Brent and local government are in mourning. We have lost an absolute Titan: Cllr Dan Filson.
I remember meeting Dan for the first time. It was a canvassing session before we were Councillors. Dan was late. He marched up, swinging his umbrella and without any introductions launched into a scathing critique of the directions we had been sent. He then broadened his attack to the manifold shortcomings of Google Maps. I learnt his name about a year later.
That was classic Dan. No self-awareness. No regard for how he is perceived.
I too had got lost on my way to that canvassing session but thought it would be “impolite” to mention that the directions were wrong.
Dan was usually right.
He arrived in Brent with a fine track record as a civil servant and a Councillor in Hammersmith. As a Brent Councillor he made an enormous impact, firstly for his forensic probing as a member of the Planning Committee. And then finding his natural home as Chair of Scrutiny.

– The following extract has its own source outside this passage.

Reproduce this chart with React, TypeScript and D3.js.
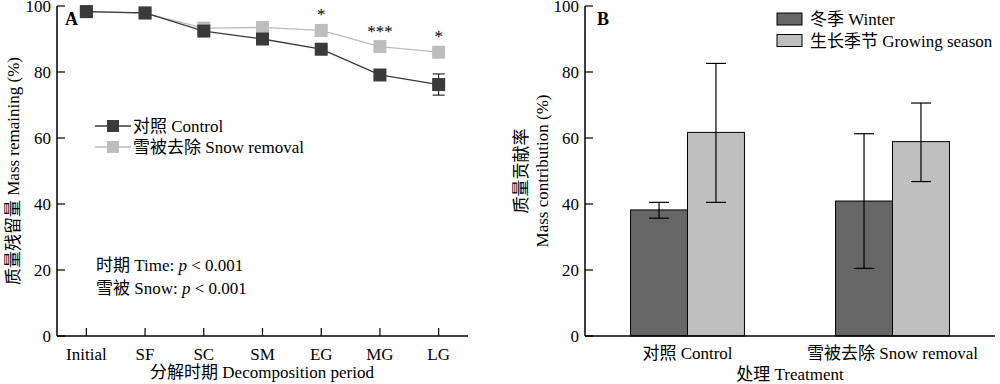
import React from 'react';
import * as d3 from 'd3';

const periods = ['Initial', 'SF', 'SC', 'SM', 'EG', 'MG', 'LG'];
const controlMass = [98.3, 97.9, 92.4, 90.0, 86.9, 79.1, 76.2];
const controlErr = [0.4, 0.6, 1.0, 0.8, 0.8, 0.6, 3.2];
const snowMass = [98.3, 97.8, 93.3, 93.5, 92.6, 87.7, 86.0];
const snowErr = [0.4, 0.5, 0.8, 0.8, 0.6, 0.6, 0.6];
const signif = ['', '', '', '', '*', '***', '*'];

const treatments = ['对照 Control', '雪被去除 Snow removal'];
const seasons = ['冬季 Winter', '生长季节 Growing season'];
const winterContrib = [38.2, 40.9];
const winterLow = [35.7, 20.5];
const winterHigh = [40.5, 61.3];
const growingContrib = [61.7, 58.9];
const growingLow = [40.5, 46.8];
const growingHigh = [82.6, 70.6];

const yTicks = [0, 20, 40, 60, 80, 100];

const FONT = "'Liberation Serif', 'Noto Sans CJK SC', serif";
const DARK = '#3a3a3a';
const LIGHT = '#bdbdbd';
const BAR_DARK = '#666666';
const BAR_LIGHT = '#bfbfbf';

const y = d3.scaleLinear().domain([0, 100]).range([336, 6]);

const YAxis = ({ x0 }: { x0: number }) => (
  <g>
    <line x1={x0} x2={x0} y1={y(0)} y2={y(100)} stroke="#000" strokeWidth={1.5} />
    {yTicks.map((t) => (
      <g key={t}>
        <line x1={x0} x2={x0 + 8} y1={y(t)} y2={y(t)} stroke="#000" strokeWidth={1.2} />
        <text x={x0 - 6} y={y(t) + 6} textAnchor="end" fontSize={17}>
          {t}
        </text>
      </g>
    ))}
  </g>
);

const PanelA = () => {
  const x = d3.scalePoint<string>().domain(periods).range([57, 468]).padding(0.5);
  const line = d3
    .line<number>()
    .x((_, i) => x(periods[i]) as number)
    .y((d) => y(d));
  const sq = 13;

  const series = [
    { vals: snowMass, err: snowErr, color: LIGHT },
    { vals: controlMass, err: controlErr, color: DARK },
  ];

  return (
    <g>
      <YAxis x0={57} />
      <line x1={57} x2={468} y1={y(0)} y2={y(0)} stroke="#000" strokeWidth={1.5} />
      {periods.map((p) => (
        <g key={p}>
          <line x1={x(p)} x2={x(p)} y1={y(0)} y2={y(0) - 8} stroke="#000" strokeWidth={1.2} />
          <text x={x(p)} y={360} textAnchor="middle" fontSize={17}>
            {p}
          </text>
        </g>
      ))}
      {series.map((s, si) => (
        <g key={si}>
          <path d={line(s.vals) || ''} fill="none" stroke={s.color} strokeWidth={1.3} />
          {s.vals.map((v, i) => {
            const cx = x(periods[i]) as number;
            return (
              <g key={i}>
                <line x1={cx} x2={cx} y1={y(v - s.err[i])} y2={y(v + s.err[i])} stroke="#000" strokeWidth={1} />
                <line x1={cx - 6} x2={cx + 6} y1={y(v - s.err[i])} y2={y(v - s.err[i])} stroke="#000" strokeWidth={1} />
                <line x1={cx - 6} x2={cx + 6} y1={y(v + s.err[i])} y2={y(v + s.err[i])} stroke="#000" strokeWidth={1} />
                <rect x={cx - sq / 2} y={y(v) - sq / 2} width={sq} height={sq} fill={s.color} />
              </g>
            );
          })}
        </g>
      ))}
      {signif.map((s, i) =>
        s ? (
          <text
            key={i}
            x={x(periods[i])}
            y={y(snowMass[i]) - 10}
            textAnchor="middle"
            fontSize={17}
          >
            {s}
          </text>
        ) : null
      )}
      <text x={65} y={25} fontSize={18} fontWeight="bold">
        A
      </text>
      {[
        { label: '对照 Control', color: DARK, yy: 126 },
        { label: '雪被去除 Snow removal', color: LIGHT, yy: 147 },
      ].map((l) => (
        <g key={l.label}>
          <line x1={95} x2={131} y1={l.yy} y2={l.yy} stroke={l.color} strokeWidth={1.3} />
          <rect x={107} y={l.yy - 6} width={12} height={12} fill={l.color} />
          <text x={133} y={l.yy + 6} fontSize={17}>
            {l.label}
          </text>
        </g>
      ))}
      <text x={96} y={271} fontSize={17}>
        时期 Time: <tspan fontStyle="italic">p</tspan> &lt; 0.001
      </text>
      <text x={96} y={294} fontSize={17}>
        雪被 Snow: <tspan fontStyle="italic">p</tspan> &lt; 0.001
      </text>
      <text x={262} y={378} textAnchor="middle" fontSize={17}>
        分解时期 Decomposition period
      </text>
      <text transform="translate(19,171) rotate(-90)" textAnchor="middle" fontSize={17}>
        质量残留量 Mass remaining (%)
      </text>
    </g>
  );
};

const PanelB = () => {
  const x0 = d3.scaleBand<string>().domain(treatments).range([585, 995]).padding(0);
  const x1 = d3
    .scaleBand<string>()
    .domain(seasons)
    .range([0, x0.bandwidth()])
    .paddingInner(0)
    .paddingOuter(0.8);
  const bw = x1.bandwidth();
  const groups = [
    { vals: winterContrib, lo: winterLow, hi: winterHigh, color: BAR_DARK, key: seasons[0] },
    { vals: growingContrib, lo: growingLow, hi: growingHigh, color: BAR_LIGHT, key: seasons[1] },
  ];
  return (
    <g>
      {treatments.map((t, ti) =>
        groups.map((g) => {
          const bx = (x0(t) as number) + (x1(g.key) as number);
          const cx = bx + bw / 2;
          return (
            <g key={t + g.key}>
              <rect
                x={bx}
                y={y(g.vals[ti])}
                width={bw}
                height={y(0) - y(g.vals[ti])}
                fill={g.color}
                stroke="#000"
                strokeWidth={1}
              />
              <line x1={cx} x2={cx} y1={y(g.lo[ti])} y2={y(g.hi[ti])} stroke="#000" strokeWidth={1.2} />
              <line x1={cx - 10} x2={cx + 10} y1={y(g.lo[ti])} y2={y(g.lo[ti])} stroke="#000" strokeWidth={1.2} />
              <line x1={cx - 10} x2={cx + 10} y1={y(g.hi[ti])} y2={y(g.hi[ti])} stroke="#000" strokeWidth={1.2} />
            </g>
          );
        })
      )}
      <YAxis x0={585} />
      <line x1={585} x2={995} y1={y(0)} y2={y(0)} stroke="#000" strokeWidth={1.5} />
      {treatments.map((t) => (
        <text key={t} x={(x0(t) as number) + x0.bandwidth() / 2} y={359} textAnchor="middle" fontSize={17}>
          {t}
        </text>
      ))}
      <text x={597} y={25} fontSize={18} fontWeight="bold">
        B
      </text>
      {groups.map((g, i) => (
        <g key={g.key}>
          <rect x={777} y={13 + i * 21.5} width={25} height={12} fill={g.color} stroke="#000" strokeWidth={1} />
          <text x={810} y={25 + i * 21.5} fontSize={17}>
            {g.key}
          </text>
        </g>
      ))}
      <text x={790} y={380} textAnchor="middle" fontSize={17}>
        处理 Treatment
      </text>
      <text transform="translate(527,171) rotate(-90)" textAnchor="middle" fontSize={17}>
        质量贡献率
      </text>
      <text transform="translate(548,171) rotate(-90)" textAnchor="middle" fontSize={17}>
        Mass contribution (%)
      </text>
    </g>
  );
};

export default function App() {
  return (
    <div style={{ position: 'fixed', left: 0, top: 0 }}>
      <svg width={1000} height={384} style={{ display: 'block', background: '#fff' }} fontFamily={FONT}>
        <PanelA />
        <PanelB />
      </svg>
    </div>
  );
}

He was born to fulfil that role: fiercely intelligent, hugely experienced and a natural questioner. It is a tragedy that his chairmanship has been cut short just as he was staking out a strong sense of direction for that committee.
But the true tragedy is that we have been robbed of a wonderful man.
After Dan became Chair of Scrutiny, he and I started having monthly meetings. I used to look forward to them so much.
They’d usually involve Dan giving an unsolicited symposium on whatever he happened to be reading. Unsolicited but utterly compelling. I’d end up disagreeing with something he said and we’d spend the rest of the meeting arguing. Council business was dealt with in about five minutes at the very end.
We shared a love of history and discussed everything from the Baron’s War to the Soviet invasion of Hungary. We shared a sort of camaraderie as he supported a truly awful rugby team and I support a truly awful football team. But we always disagreed.
And that disagreement was special.
Politics is full of fly-by-night yes-men who will say anything to advance their careers. That’s all very flattering, but it’s only when someone disagrees with you that you truly know where you stand.
It’s only when someone disagrees with you that learn where their core principles lie. Indeed it’s only when they disagree with you that you can be sure they have principles at all.
No-one, but no-one, could question Dan’s principles.
It was because Dan and I often disagreed that I came to understand him better.
He could appear boastful. But he wasn’t. He was just passionate about passing on his immense accumulated experience.
He could appear curmudgeonly. But he wasn’t. These were the outer layers of a very sensitive, caring man.
Dan had the work ethic of Churchill and the hinterland of Denis Healey. He seemed to have more hours in the day than the rest of us: attending meeting after meeting, churning out volumes of emails, reading copiously, travelling the country to watch sport – but always having the time for a glass of red and a friendly word of advice.
Without dedicated, principled public servants like Dan, local government would simply fall apart. But it is as a great man, not as a Councillor, that we should remember him.
We all knew Dan’s health was poor. But his passing is still a deep shock. I wish I had been able to learn more about his life and background. The hints he gave were enthralling. I suspect he was an even greater man than we realise.
How many people are genuinely irreplaceable? Dan will be.